*DATA EXCERPT*:
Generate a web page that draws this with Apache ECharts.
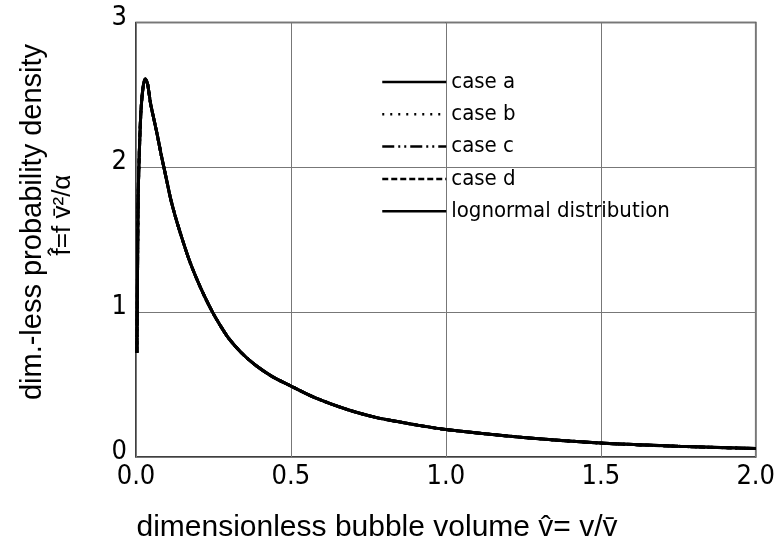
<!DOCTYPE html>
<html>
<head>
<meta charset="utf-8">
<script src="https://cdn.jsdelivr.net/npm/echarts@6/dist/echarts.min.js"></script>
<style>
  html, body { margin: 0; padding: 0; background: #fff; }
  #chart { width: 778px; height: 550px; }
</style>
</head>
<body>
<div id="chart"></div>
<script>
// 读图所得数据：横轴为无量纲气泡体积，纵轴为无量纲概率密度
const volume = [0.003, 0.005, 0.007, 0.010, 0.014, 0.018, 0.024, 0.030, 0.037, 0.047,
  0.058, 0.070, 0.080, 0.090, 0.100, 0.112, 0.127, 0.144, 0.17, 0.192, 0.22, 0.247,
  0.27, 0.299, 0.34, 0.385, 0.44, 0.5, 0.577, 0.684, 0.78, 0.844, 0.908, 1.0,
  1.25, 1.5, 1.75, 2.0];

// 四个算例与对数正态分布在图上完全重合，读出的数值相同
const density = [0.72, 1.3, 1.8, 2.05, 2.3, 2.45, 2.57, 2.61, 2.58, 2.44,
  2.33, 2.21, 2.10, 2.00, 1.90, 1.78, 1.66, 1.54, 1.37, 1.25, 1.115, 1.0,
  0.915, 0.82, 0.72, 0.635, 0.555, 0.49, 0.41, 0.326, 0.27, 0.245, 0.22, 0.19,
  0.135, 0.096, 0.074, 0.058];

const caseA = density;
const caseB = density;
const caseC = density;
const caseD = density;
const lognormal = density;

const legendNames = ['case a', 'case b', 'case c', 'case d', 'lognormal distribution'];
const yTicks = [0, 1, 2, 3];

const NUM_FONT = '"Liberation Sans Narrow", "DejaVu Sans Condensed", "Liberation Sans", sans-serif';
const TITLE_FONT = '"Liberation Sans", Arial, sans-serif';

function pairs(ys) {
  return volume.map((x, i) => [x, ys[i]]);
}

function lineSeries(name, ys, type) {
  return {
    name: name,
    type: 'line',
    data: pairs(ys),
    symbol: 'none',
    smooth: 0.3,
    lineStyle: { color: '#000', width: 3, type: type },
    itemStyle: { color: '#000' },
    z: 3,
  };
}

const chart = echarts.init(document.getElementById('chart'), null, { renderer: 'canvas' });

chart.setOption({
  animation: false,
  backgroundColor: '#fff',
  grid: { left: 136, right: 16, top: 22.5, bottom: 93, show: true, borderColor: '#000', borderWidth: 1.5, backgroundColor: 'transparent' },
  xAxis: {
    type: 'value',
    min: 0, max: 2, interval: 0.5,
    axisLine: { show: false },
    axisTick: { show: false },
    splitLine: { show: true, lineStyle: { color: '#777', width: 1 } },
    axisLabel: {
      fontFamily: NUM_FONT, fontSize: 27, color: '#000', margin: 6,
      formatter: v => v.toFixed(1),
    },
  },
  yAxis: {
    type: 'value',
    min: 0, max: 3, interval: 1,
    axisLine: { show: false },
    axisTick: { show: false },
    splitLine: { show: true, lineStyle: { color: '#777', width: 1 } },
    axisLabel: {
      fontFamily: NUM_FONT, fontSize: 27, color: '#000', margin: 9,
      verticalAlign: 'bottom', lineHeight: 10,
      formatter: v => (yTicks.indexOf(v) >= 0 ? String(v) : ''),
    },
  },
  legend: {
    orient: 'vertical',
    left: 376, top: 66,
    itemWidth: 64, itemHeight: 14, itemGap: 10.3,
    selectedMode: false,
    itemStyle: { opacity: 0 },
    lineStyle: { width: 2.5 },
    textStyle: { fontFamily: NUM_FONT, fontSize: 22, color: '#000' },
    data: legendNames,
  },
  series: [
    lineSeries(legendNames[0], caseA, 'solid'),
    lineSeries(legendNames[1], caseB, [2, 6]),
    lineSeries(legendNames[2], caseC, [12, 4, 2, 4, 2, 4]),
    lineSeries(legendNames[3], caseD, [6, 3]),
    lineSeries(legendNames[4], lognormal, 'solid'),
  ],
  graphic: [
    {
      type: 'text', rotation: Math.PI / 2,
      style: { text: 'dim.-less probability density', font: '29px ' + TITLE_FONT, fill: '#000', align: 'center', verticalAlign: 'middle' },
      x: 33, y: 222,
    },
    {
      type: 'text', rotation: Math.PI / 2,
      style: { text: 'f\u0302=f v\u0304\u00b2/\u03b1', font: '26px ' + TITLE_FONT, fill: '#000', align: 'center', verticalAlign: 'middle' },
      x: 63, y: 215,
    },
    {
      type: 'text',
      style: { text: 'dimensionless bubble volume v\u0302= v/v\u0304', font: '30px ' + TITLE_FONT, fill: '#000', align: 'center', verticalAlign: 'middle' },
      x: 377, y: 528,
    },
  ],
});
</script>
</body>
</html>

*TASK PROMPT*: Transcribe exactly, with no pictures, the lines running from the first line of the material through the line holding "1.25, 1.5, 1.75, 2.0];".

*WRITTEN RESPONSE*:
Generate a web page that draws this with Apache ECharts.
<!DOCTYPE html>
<html>
<head>
<meta charset="utf-8">
<script src="https://cdn.jsdelivr.net/npm/echarts@6/dist/echarts.min.js"></script>
<style>
  html, body { margin: 0; padding: 0; background: #fff; }
  #chart { width: 778px; height: 550px; }
</style>
</head>
<body>
<div id="chart"></div>
<script>
// 读图所得数据：横轴为无量纲气泡体积，纵轴为无量纲概率密度
const volume = [0.003, 0.005, 0.007, 0.010, 0.014, 0.018, 0.024, 0.030, 0.037, 0.047,
  0.058, 0.070, 0.080, 0.090, 0.100, 0.112, 0.127, 0.144, 0.17, 0.192, 0.22, 0.247,
  0.27, 0.299, 0.34, 0.385, 0.44, 0.5, 0.577, 0.684, 0.78, 0.844, 0.908, 1.0,
  1.25, 1.5, 1.75, 2.0];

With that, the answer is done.